Why use ContainerHive?

Whether you're an individual maintaining a personal image catalog or a platform team providing base and runtime images across an organization — once you manage more than a handful of container images, the "simple" approach stops working.

Who is this for?

ContainerHive is built for individuals and teams that maintain a set of container images. Think:

Base images — hardened OS layers with security policies, monitoring agents, and standard tooling baked in.
Runtime images — language-specific environments (Python, Node, Java, .NET) with approved versions, pre-installed dependencies, and consistent configuration.
Library images — shared middleware, databases, or service meshes packaged as internal images.

These images form a dependency tree: runtime images depend on the base image, and variant images (e.g., python:3.13-selenium) layer on top of the runtime. When a base image changes, everything downstream needs to rebuild — in the right order.

If you're building a single application image from a Dockerfile, you probably don't need ContainerHive. But once you're managing a catalog of 10, 50, or 200+ image/tag combinations with interdependencies, tagging conventions, multi-platform builds, and CI pipelines — that's where it shines.

A well-known pattern

The idea behind ContainerHive isn't new. Large organizations like Canonical, Chainguard, and Docker themselves manage their image catalogs through declarative definitions, dependency graphs, and automated pipelines. It's a proven pattern — but the tooling to do it has historically been internal, proprietary, or tightly coupled to a specific CI system.

ContainerHive brings this pattern to everyone as an open, CI-agnostic tool.

The bash script trap

It usually starts with a build.sh that calls docker build in a loop. Then someone adds tagging logic. Then caching flags. Then multi-platform support. Then dependency ordering because image B depends on image A. Before long, you have hundreds of lines of brittle shell scripts that:

Break silently when edge cases hit — whitespace in tags, failed pushes, partial builds.
Lack proper error handling — a failed build halfway through leaves your registry in an inconsistent state.
Are impossible to test without actually running builds.
Drift between environments because every developer has a slightly different local version.
Can't reason about dependencies — you either build everything every time or maintain a fragile manual ordering.

Shell scripts are great glue, but they're the wrong abstraction for a build system with dependency graphs, caching strategies, and multi-platform coordination.

The "every team rolls their own" problem

Without a shared tool, each team independently solves the same problems — and makes different trade-offs. You end up with:

Duplicated effort: Three teams, three custom build systems, three sets of bugs to maintain.
Inconsistent tagging: One team uses latest, another uses semver, another uses commit SHAs. Consumers can't rely on conventions.
No shared caching: Each team's CI pipeline starts from scratch because there's no common caching strategy.
Knowledge silos: When the person who wrote team A's build scripts leaves, nobody knows how it works.
Compliance gaps: SBOM generation and reproducibility are either applied inconsistently or not at all.

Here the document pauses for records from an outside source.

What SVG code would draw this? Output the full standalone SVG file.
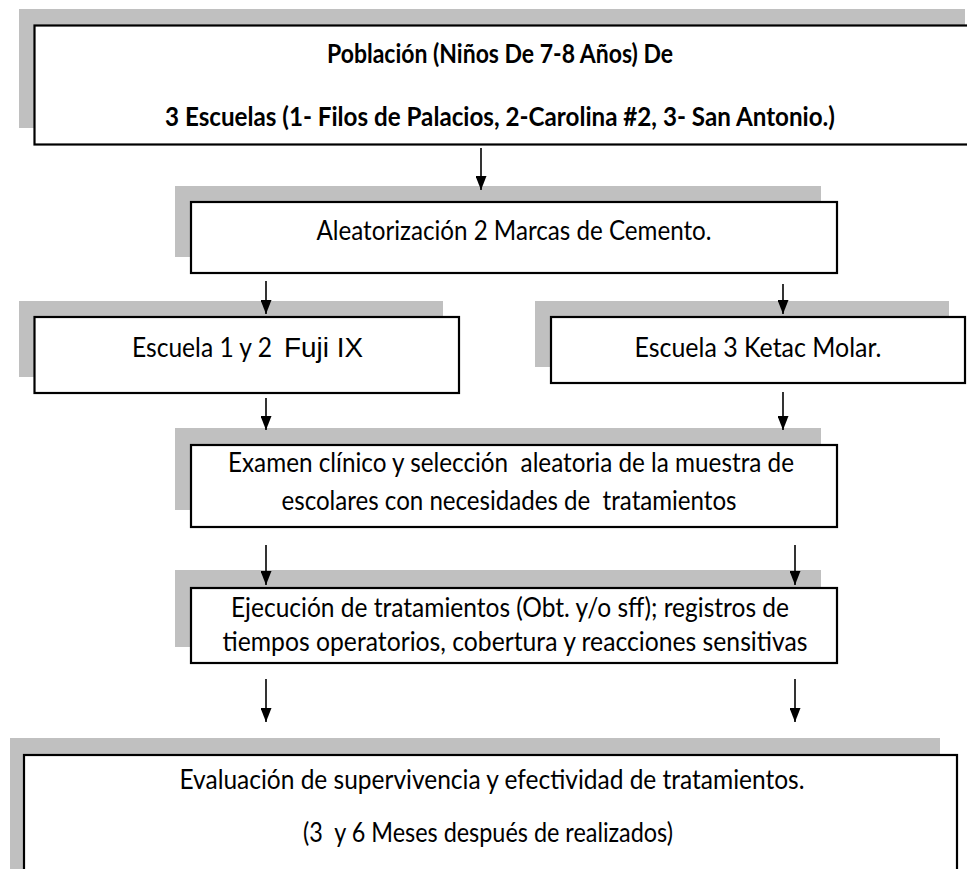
<svg xmlns="http://www.w3.org/2000/svg" width="967" height="869" viewBox="0 0 967 869">
  <style>
    .sh { fill: #c0c0c0; stroke: none; }
    .bx { fill: #ffffff; stroke: #000000; stroke-width: 2.2; }
    .t { font-family: Lato, "Liberation Sans", sans-serif; font-size: 26px; fill: #000000; }
    .b { font-weight: bold; }
    .ar { font-family: "Liberation Sans", Arial, sans-serif; font-size: 28px; fill: #000000; }
    .ln { stroke: #000000; stroke-width: 1.6; fill: none; }
  </style>
  <defs>
    <marker id="ah" markerUnits="userSpaceOnUse" markerWidth="14" markerHeight="11" refX="14" refY="5.5" orient="auto" viewBox="0 0 14 11">
      <polygon points="0,0 14,5.5 0,11" fill="#000000"/>
    </marker>
  </defs>
  <rect width="967" height="869" fill="#ffffff"/>

  <g id="n1">
    <rect class="sh" x="19" y="9" width="946" height="119"/>
    <rect class="bx" x="34.5" y="25.5" width="950" height="119"/>
    <text class="t b" x="500" y="63" text-anchor="middle" textLength="346" lengthAdjust="spacingAndGlyphs">Población (Niños De 7-8 Años) De</text>
    <text class="t b" x="500" y="126" text-anchor="middle" textLength="670" lengthAdjust="spacingAndGlyphs">3 Escuelas (1- Filos de Palacios, 2-Carolina #2, 3- San Antonio.)</text>
  </g>

  <g id="n2">
    <rect class="sh" x="175" y="186" width="646" height="71"/>
    <rect class="bx" x="191" y="202" width="646" height="71"/>
    <text class="t" x="514" y="240" text-anchor="middle" textLength="395" lengthAdjust="spacingAndGlyphs">Aleatorización 2 Marcas de Cemento.</text>
  </g>

  <g id="n3">
    <rect class="sh" x="19" y="301" width="424" height="76"/>
    <rect class="bx" x="34.5" y="317" width="424.5" height="76"/>
    <text class="t" x="132" y="357" font-size="27" textLength="140" lengthAdjust="spacingAndGlyphs">Escuela 1 y 2</text>
    <text class="ar" x="284" y="357" textLength="79" lengthAdjust="spacingAndGlyphs">Fuji IX</text>
  </g>

  <g id="n4">
    <rect class="sh" x="535" y="301" width="414" height="66"/>
    <rect class="bx" x="551" y="317" width="414" height="66"/>
    <text class="t" x="758" y="357" font-size="27" text-anchor="middle" textLength="247" lengthAdjust="spacingAndGlyphs">Escuela 3 Ketac Molar.</text>
  </g>

  <g id="n5">
    <rect class="sh" x="175" y="428" width="646" height="82"/>
    <rect class="bx" x="191" y="445" width="646" height="82"/>
    <text class="t" x="511" y="472" text-anchor="middle" textLength="566" lengthAdjust="spacingAndGlyphs" xml:space="preserve">Examen clínico y selección  aleatoria de la muestra de</text>
    <text class="t" x="509" y="510" text-anchor="middle" textLength="455" lengthAdjust="spacingAndGlyphs" xml:space="preserve">escolares con necesidades de  tratamientos</text>
  </g>

  <g id="n6">
    <rect class="sh" x="175" y="570" width="646" height="77"/>
    <rect class="bx" x="191" y="588" width="646" height="75"/>
    <text class="t" x="510" y="617" text-anchor="middle" textLength="558" lengthAdjust="spacingAndGlyphs">Ejecución de tratamientos (Obt. y/o sff); registros de</text>
    <text class="t" x="515" y="651" text-anchor="middle" textLength="585" lengthAdjust="spacingAndGlyphs">tiempos operatorios, cobertura y reacciones sensitivas</text>
  </g>

  <g id="n7">
    <rect class="sh" x="10" y="738" width="930" height="140"/>
    <rect class="bx" x="24" y="755" width="933" height="130"/>
    <text class="t" x="492" y="789" text-anchor="middle" textLength="625" lengthAdjust="spacingAndGlyphs">Evaluación de supervivencia y efectividad de tratamientos.</text>
    <text class="t" x="488" y="842" text-anchor="middle" textLength="370" lengthAdjust="spacingAndGlyphs" xml:space="preserve">(3  y 6 Meses después de realizados)</text>
  </g>

  <g id="connectors">
    <line class="ln" x1="481" y1="148" x2="481" y2="190" marker-end="url(#ah)"/>
    <line class="ln" x1="266" y1="281" x2="266" y2="314" marker-end="url(#ah)"/>
    <line class="ln" x1="783" y1="284" x2="783" y2="314" marker-end="url(#ah)"/>
    <line class="ln" x1="266" y1="398" x2="266" y2="430" marker-end="url(#ah)"/>
    <line class="ln" x1="783" y1="392" x2="783" y2="430" marker-end="url(#ah)"/>
    <line class="ln" x1="266" y1="545" x2="266" y2="585" marker-end="url(#ah)"/>
    <line class="ln" x1="795" y1="545" x2="795" y2="585" marker-end="url(#ah)"/>
    <line class="ln" x1="266" y1="679" x2="266" y2="722" marker-end="url(#ah)"/>
    <line class="ln" x1="795" y1="679" x2="795" y2="722" marker-end="url(#ah)"/>
  </g>
</svg>
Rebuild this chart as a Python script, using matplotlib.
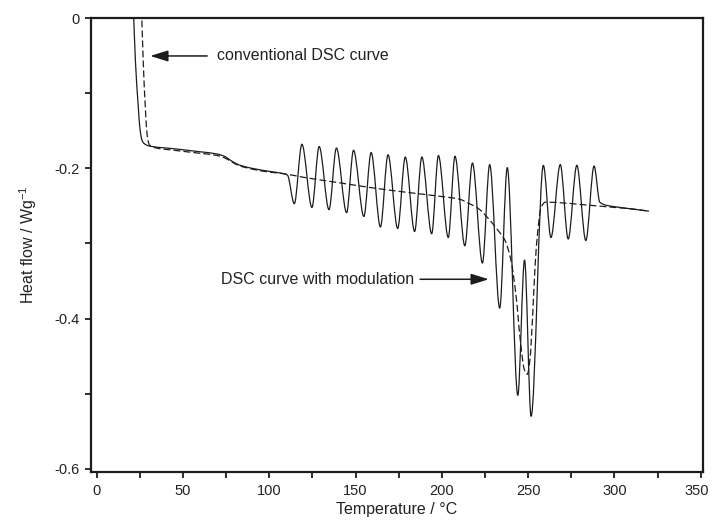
import numpy as np
import matplotlib
matplotlib.use('Agg')
import matplotlib.pyplot as plt
from matplotlib.path import Path
from matplotlib.patches import PathPatch
from matplotlib.ticker import MultipleLocator, FixedLocator, FixedFormatter
from matplotlib.transforms import ScaledTranslation

plt.rcParams['font.family'] = ['Liberation Sans', 'DejaVu Sans']
plt.rcParams['mathtext.fontset'] = 'custom'
plt.rcParams['mathtext.rm'] = 'Liberation Sans'
plt.rcParams['mathtext.it'] = 'Liberation Sans:italic'
plt.rcParams['axes.unicode_minus'] = False

# ---------------- data ----------------
# conventional DSC curve (dashed)
conv_T = [26.0, 27.0, 28.2, 29.2, 30.2, 31.5, 45, 60, 70, 74, 78, 82, 90, 100, 108,
          120, 140, 163, 180, 198, 210, 216, 222, 227, 232, 236.6, 240, 243, 245.5,
          247.8, 249.5, 251, 252.5, 254, 255.5, 257.5, 260, 270, 280, 290, 300, 310, 320]
conv_HF = [0.01, -0.06, -0.12, -0.155, -0.167, -0.171, -0.176, -0.180, -0.183, -0.186,
           -0.191, -0.196, -0.201, -0.205, -0.207, -0.212, -0.219, -0.227, -0.232, -0.237,
           -0.241, -0.247, -0.255, -0.267, -0.281, -0.296, -0.322, -0.370, -0.430,
           -0.468, -0.474, -0.455, -0.400, -0.330, -0.285, -0.252, -0.245, -0.246,
           -0.248, -0.250, -0.252, -0.254, -0.257]

# DSC curve with modulation (solid): baseline, then alternating troughs/peaks
mod_T = [21.3, 22.5, 24.0, 25.2, 26.3, 27.5, 30, 45, 60, 70, 74, 78, 82, 90, 100, 108, 110.5,
         114.5, 118.9, 124.7, 128.9, 134.6, 138.9, 144.8, 148.8, 154.8, 159.0, 164.4, 168.8,
         174.4, 178.8, 184.2, 188.4, 194.1, 198.0, 203.7, 207.6, 213.3, 217.7, 223.5, 227.7,
         233.5, 237.9, 244.0, 247.9, 251.7, 258.8, 263.2, 268.6, 273.2, 278.2, 283.4, 288.2,
         291.5, 295, 300, 310, 320]
mod_HF = [0.01, -0.06, -0.115, -0.150, -0.163, -0.167, -0.170, -0.174, -0.178, -0.181,
          -0.184, -0.190, -0.195, -0.200, -0.204, -0.207, -0.209,
          -0.247, -0.168, -0.252, -0.171, -0.255, -0.173, -0.259, -0.176, -0.264, -0.179,
          -0.278, -0.182, -0.280, -0.185, -0.284, -0.185, -0.287, -0.183, -0.292, -0.184,
          -0.303, -0.193, -0.326, -0.195, -0.386, -0.199, -0.502, -0.322, -0.530, -0.196,
          -0.292, -0.195, -0.294, -0.196, -0.296, -0.197,
          -0.245, -0.249, -0.251, -0.254, -0.257]

x_ticks = [0, 50, 100, 150, 200, 250, 300, 350]
x_tick_labels = ['0', '50', '100', '150', '200', '250', '300', '350']
y_ticks = [0, -0.2, -0.4, -0.6]
y_tick_labels = ['0', '-0.2', '-0.4', '-0.6']

x_label = 'Temperature / °C'
y_label = 'Heat flow / Wg$^{-1}$'
label_conv = 'conventional DSC curve'
label_mod = 'DSC curve with modulation'


# ---------------- helpers ----------------
def smooth_path(xs, ys):
    """Monotone (PCHIP-style) cubic Bezier path through the given points."""
    xs = np.asarray(xs, float)
    ys = np.asarray(ys, float)
    n = len(xs)
    h = np.diff(xs)
    d = np.diff(ys) / h
    m = np.zeros(n)
    for i in range(1, n - 1):
        if d[i - 1] * d[i] > 0:
            w1 = 2 * h[i] + h[i - 1]
            w2 = h[i] + 2 * h[i - 1]
            m[i] = (w1 + w2) / (w1 / d[i - 1] + w2 / d[i])
        else:
            m[i] = 0.0
    m[0] = d[0]
    m[-1] = d[-1]
    verts = [(xs[0], ys[0])]
    codes = [Path.MOVETO]
    for i in range(n - 1):
        hh = h[i]
        verts += [(xs[i] + hh / 3, ys[i] + m[i] * hh / 3),
                  (xs[i + 1] - hh / 3, ys[i + 1] - m[i + 1] * hh / 3),
                  (xs[i + 1], ys[i + 1])]
        codes += [Path.CURVE4] * 3
    return Path(verts, codes)


# ---------------- figure ----------------
fig = plt.figure(figsize=(7.12, 5.25), dpi=100)
ax = fig.add_axes([91 / 712, 1 - 472 / 525, (703 - 91) / 712, (472 - 18) / 525])

ink = '#1c1c1c'
ax.add_patch(PathPatch(smooth_path(conv_T, conv_HF), fill=False, edgecolor=ink,
                       lw=0.9, linestyle=(0, (5.5, 2.5))))
ax.add_patch(PathPatch(smooth_path(mod_T, mod_HF), fill=False, edgecolor=ink, lw=0.9))

ax.set_xlim(-3.3, 351.3)
ax.set_ylim(-0.604, 0.0)

ax.xaxis.set_major_locator(FixedLocator(x_ticks))
ax.xaxis.set_major_formatter(FixedFormatter(x_tick_labels))
ax.xaxis.set_minor_locator(MultipleLocator(25))
ax.yaxis.set_major_locator(FixedLocator(y_ticks))
ax.yaxis.set_major_formatter(FixedFormatter(y_tick_labels))
ax.yaxis.set_minor_locator(MultipleLocator(0.1))

for s in ax.spines.values():
    s.set_linewidth(1.6)
    s.set_color(ink)
ax.tick_params(which='both', direction='out', length=4.5, width=1.3, color=ink,
               top=False, right=False, labelsize=10.5, labelcolor='#222222', pad=4)

ax.set_xlabel(x_label, fontsize=11.5, color='#222222', labelpad=3)
ax.set_ylabel(y_label, fontsize=11.5, color='#222222')
ax.yaxis.set_label_coords(-0.085, 0.5)

arrow_kw = dict(arrowstyle='-|>,head_length=0.9,head_width=0.28', color=ink, lw=1.1,
                shrinkA=0, shrinkB=0, mutation_scale=12)
ax.annotate('', xy=(31.0, -0.0505), xytext=(64.0, -0.0505), arrowprops=arrow_kw)
ax.text(69.5, -0.0505, label_conv, fontsize=11.5, color='#222222', va='center', ha='left')

ax.annotate('', xy=(227.2, -0.3476), xytext=(187.4, -0.3476), arrowprops=arrow_kw)
ax.text(71.9, -0.3476, label_mod, fontsize=11.5, color='#222222', va='center', ha='left')

fig.canvas.draw()
last = ax.xaxis.get_major_ticks()[-1].label1
last.set_transform(last.get_transform() + ScaledTranslation(-3 / 72, 0, fig.dpi_scale_trans))

fig.savefig('out.png', dpi=100)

The cost isn't just engineering time — it's organizational friction. Onboarding is slower, audits are harder, and every team carries maintenance burden for infrastructure that isn't their core product.

What ContainerHive does instead

ContainerHive gives every team the same declarative workflow:

Image definitions in YAML — no imperative scripts, just data describing what you want.
Automatic dependency resolution — images are built in the right order based on their FROM relationships.
CI pipeline generation — GitLab CI, GitHub Actions, or custom templates, generated from the same source of truth.
Built-in caching — S3 or registry-backed caching works out of the box, shared across local and CI builds.
Testing lives next to the code — test definitions live side by side with your image definitions and are generated together, so the build and its validation are always in sync.
SBOM generation — CycloneDX SBOMs for every image, every build, without extra tooling.
Single binary, no runtime — drop it into any environment. No Python, no Node, no dependencies beyond BuildKit.
Bring your own BuildKit — ContainerHive doesn't manage or bundle a container runtime. Point it at any BuildKit instance via BUILDKIT_HOST — whether that's a local daemon, a shared cluster service, or a sidecar container in a hardened Kubernetes environment with custom security policies and restricted privileges.

Effort goes into building images, not building build systems.